Chocolate is everyone’s favourite so visit the village of Orton where the Kennedy family’s small factory produces some of the finest quality hand-made chocolates available to buy at their onsite factory shop. With over 80 varieties to choose from you will be spoilt for choice. So bide your time, have lunch in the Conservatory Coffee House and take home your own special selection. How about ‘Passion Fruit & Galliano’, ‘Eton Mess’ or ‘Lime & Chilli’?
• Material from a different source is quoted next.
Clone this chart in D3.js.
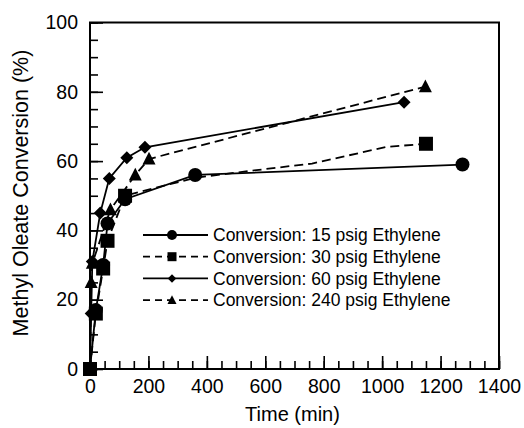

The Toffee Shop in Penrith uses a 90 year old recipe for its celebrated fudge and toffee. Don’t just go to The Toffee Shop on Brunswick Road because you happen to be in the town, make a special trip to Penrith like Prince Charles and hundreds of other sweet-toothed fudge addicts have. ‘It’s difficult to describe the sensation of eating the fudge – it’s a rich grainy textured fudge like tablet (Scottish fudge) but smoother and not as sweet, so you can eat masses without feeling sick’. Now there’s a challenge if ever I heard one!
The Village Shop in Cartmel is the birthplace of the one and only Sticky Toffee Pudding. It’s hand-made on the premises as it has been for the last 20 years and there really is nothing to match it. Fill your basket with this and other yummy pudding treats such as ‘sticky banana’ or ’sticky ginger’ and delicious boxes of ‘sticky toffee’ chocolates. You can even buy jars of sticky toffee sauce which is lovely on most things but especially on vanilla ice cream.
Quite often the first thing people think of when Kendal is mentioned is ‘mint cake’. First created by Joseph Wiper in 1869 and still produced in the town by Romney’s using his original recipe. According to legend, a Kendal confectioner, intending to make glacier mints, took his eye off the cooking pan for a minute and then, resuming his task, noticed that the mixture had started to ‘grain’ and become cloudy, instead of clear. When poured out, the result was Mint Cake. Pop some in your picnic or in your backpack next time you are out on the hills for an instant minty boost of energy!
As popular today as it always has been why not find out more about how Kendal Mint Cake fortified famous expeditions from the Arctic to Everest at the ‘Top of The World’ exhibition in Kendal’s Museum of Lakeland Life and Industry?